For a platform like Railway, which serves as a crucial CI/CD (Continuous Integration/Continuous Deployment) tool for millions of developers, an eight-hour outage represents not just a technical failure but a significant disruption to the global software development pipeline. The financial implications of such downtime can be substantial, with estimates for large enterprises often running into millions of dollars per hour, encompassing lost revenue, reputational damage, and recovery costs. While Railway’s specific financial impact wasn’t disclosed, the disruption to 3 million users underscores the significant economic ripples.

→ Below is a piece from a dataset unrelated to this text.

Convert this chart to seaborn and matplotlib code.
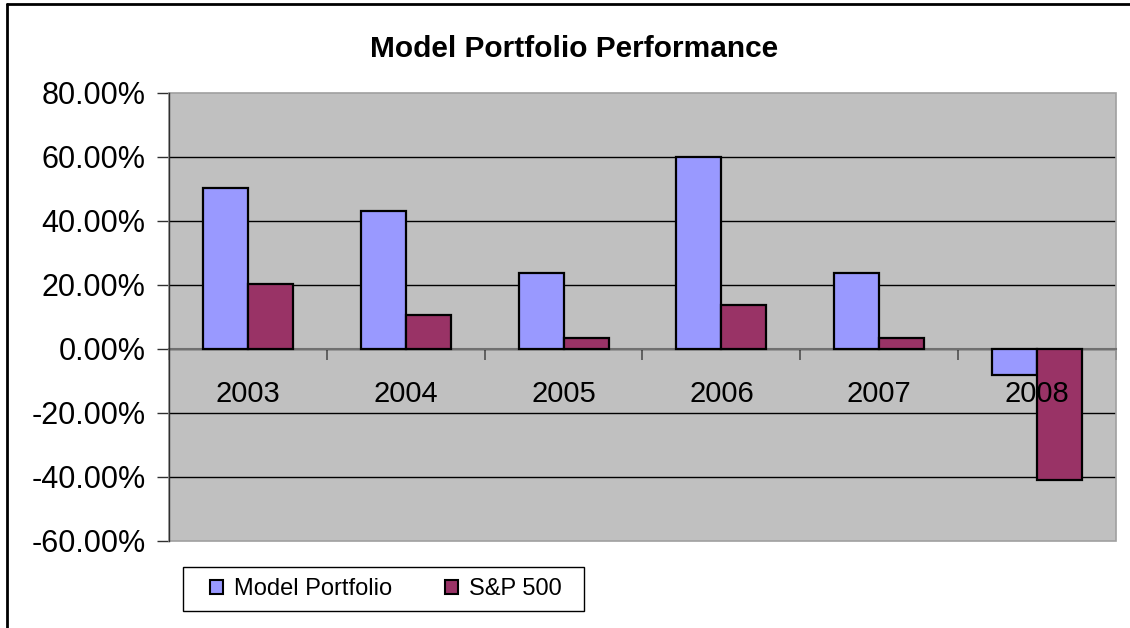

Customer Impact and Erosion of Trust

The outage had immediate and tangible consequences for Railway’s customer base. One affected customer shared their experience, stating, "Unfortunately we had to make emergency migration off to Azure yesterday due to this. As much as we loved the simplicity they provided us, there’s just been too many mishaps and shortcomings for us to continue running a B2B enterprise app on their infrastructure." This rapid migration illustrates the fragility of customer loyalty in the face of repeated reliability issues, particularly for business-critical applications.

Indeed, the May 19th incident was not an isolated event. Northflank, another platform provider, reported that developers had experienced worker crashes, partial outages, and build delays on Railway in the days leading up to the full platform collapse. Some users noted this was their second or third major outage within a few months. Railway’s own postmortem from February 2026 had previously acknowledged a pattern of "tightly coupled systems with a large blast radius causing single failures to cascade into broader outages." This history suggests a systemic architectural challenge that the May 2026 incident brought to a critical head.

A particularly acute pain point during the May outage was the inability to access database backups. With both the dashboard and API offline, users found themselves without any means to retrieve their own data during the incident window, raising serious concerns about data sovereignty and disaster recovery capabilities for end-users. This highlights the critical importance of robust, independent backup and recovery mechanisms that remain accessible even during core platform failures.

Lessons Learned and the Future of Cloud Resilience

The architectural lesson gleaned from Railway’s experience transcends the specific platform. Any service built predominantly on a single hyperscaler account, regardless of whether it’s GCP, AWS, or Azure, inherently carries the risk that an automated, account-level action could lead to a simultaneous and catastrophic failure across all regions and services. The traditional multi-AZ and multi-region resilience patterns, while effective against localized infrastructure failures, are powerless against an account-wide suspension.

Railway’s planned remediation—making its mesh network truly provider-independent, removing any single cloud from the hot path, and ensuring redundant control plane functionality—represents the architectural paradigm shift required to address this specific class of failure. This move towards a more distributed and truly decoupled multi-cloud or hybrid-cloud strategy is likely to become a blueprint for other organizations seeking to enhance their resilience against fundamental provider-level disruptions.

As the digital economy becomes increasingly reliant on complex cloud ecosystems, the Railway incident underscores the critical need for greater transparency from hyperscale providers regarding automated system actions, and for robust, independently architected disaster recovery plans by their customers. The incident report on Railway’s status page indicates that the company is actively tracking the ongoing resolution and that the report "reflects what we know at time of publication and may be updated pending Google Cloud’s internal review." The industry watches closely to see if this event will catalyze a broader re-evaluation of cloud dependency and foster a new era of truly resilient, provider-agnostic infrastructure design.